How can we do that? The first thing is to understand is that the system’s architecture represents no business value per se. That’s why you have problem talking to each other in the first place. It is the qualities that are affected by the architecture that gives you the business value. As an example, consider the quality performance in the meaning response time performance. There are models for the relation between conversion rate on a web site and response time. No doubt that a slow site will scare potential customers away.
So the discussion with your PO should be along the line that given a number of users, the response time for a class of functions should become lower than today and possibly raise the conversion rate. That’s when a PO can prioritise architecture against new features, when the connection with business value is clear.
To take another example and this time a true story. A client of mine provided web shops for their customers. Each customer had their own branding and content. Also, they had different functions. Every new customer meant setting up a new web site. As it was, the cost of a new web site was 350 SP.
– 350 SP for a web site is too much, said the PO.
– How much would you like it to be, I asked.
– I want it to be 35 SP!
– Ok, good, here is what we’ll do given that constraint. We will change the architecture to provide for an easier way of adding web sites. The overhead will be on top of the next customer’s web site which we estimate will cost 450 SP. The one after that will be down to 35 SP, given our assumptions.
– We have a perfect customer for you, quite mainstream so let’s do it the next sprint!

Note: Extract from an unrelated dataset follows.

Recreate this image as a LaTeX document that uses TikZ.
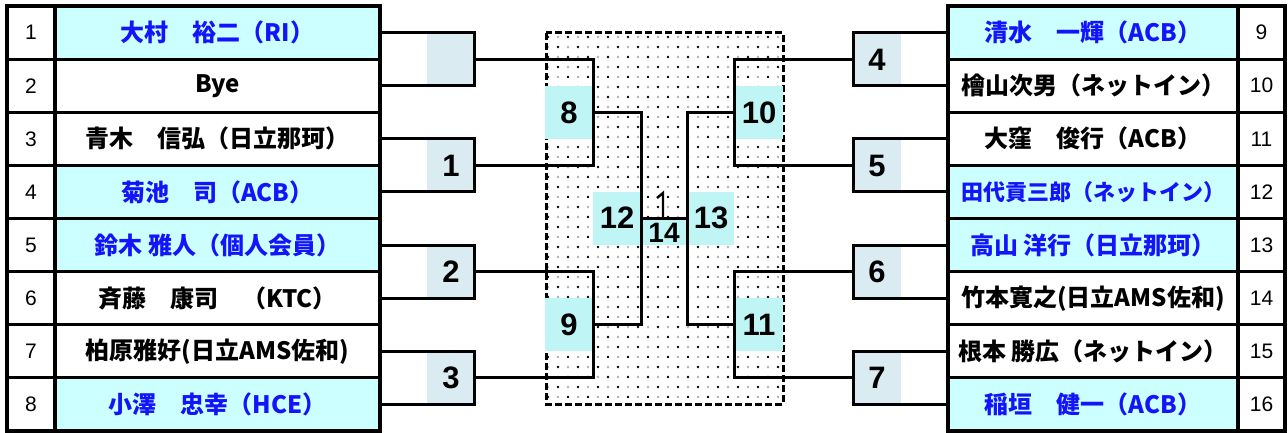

The quality this time was modifiability, the cost of implementing and deploying a new web site. If we had tried to build that quality in from the first web site, we had been guilty of BDUF and most likely missed the target. After a couple of web sites based on a new web framework (Wicket) and looking at those made with another (home grown) framework, we had the data to get a good idea of what to do.
What qualities are there then? I know of no standard but I have seven in my mind. That’s a healthy number of attributes and they are different enough to not overlap too much and to some extent compete with each other. Yeah, that’s the problem with designing architecture; you get better in one department but worse in another. Makes the case for connecting with business value even harder.
The ones on my list are from the book “Software Architecture in Practice” by Bass, Clements and Kazman. They have six but I added a seventh, scalability.
- Availability
– Percent time a function is available to the user
- Modifiability
– Time to implement and deploy a change.
- Performance
– Throughput as data/time or response time
- Security
– Vulnerability to expected attacks
- Testability
– Time to test a change to the system
- Usability
– Structures that affect usability
- Scalability
– Ability to keep up with load changes
Cost is not a quality; it is often a unit of measurement, to answer a common question.
That’s it for today. Hope it was worth the reading time!
I attended a communications class a few years ago and we were taught that a very good and underestimated way of communicating is providing images and metaphores.
A good metaphor for optimizing architecture, I think, is that it is rarely seen in residential areas that there is an exclusive road to every house, instead the houses share roads until the very last yards, where there may be a little path leading exclusively to the house. This is considered quite natural and not many would oppose to this structure.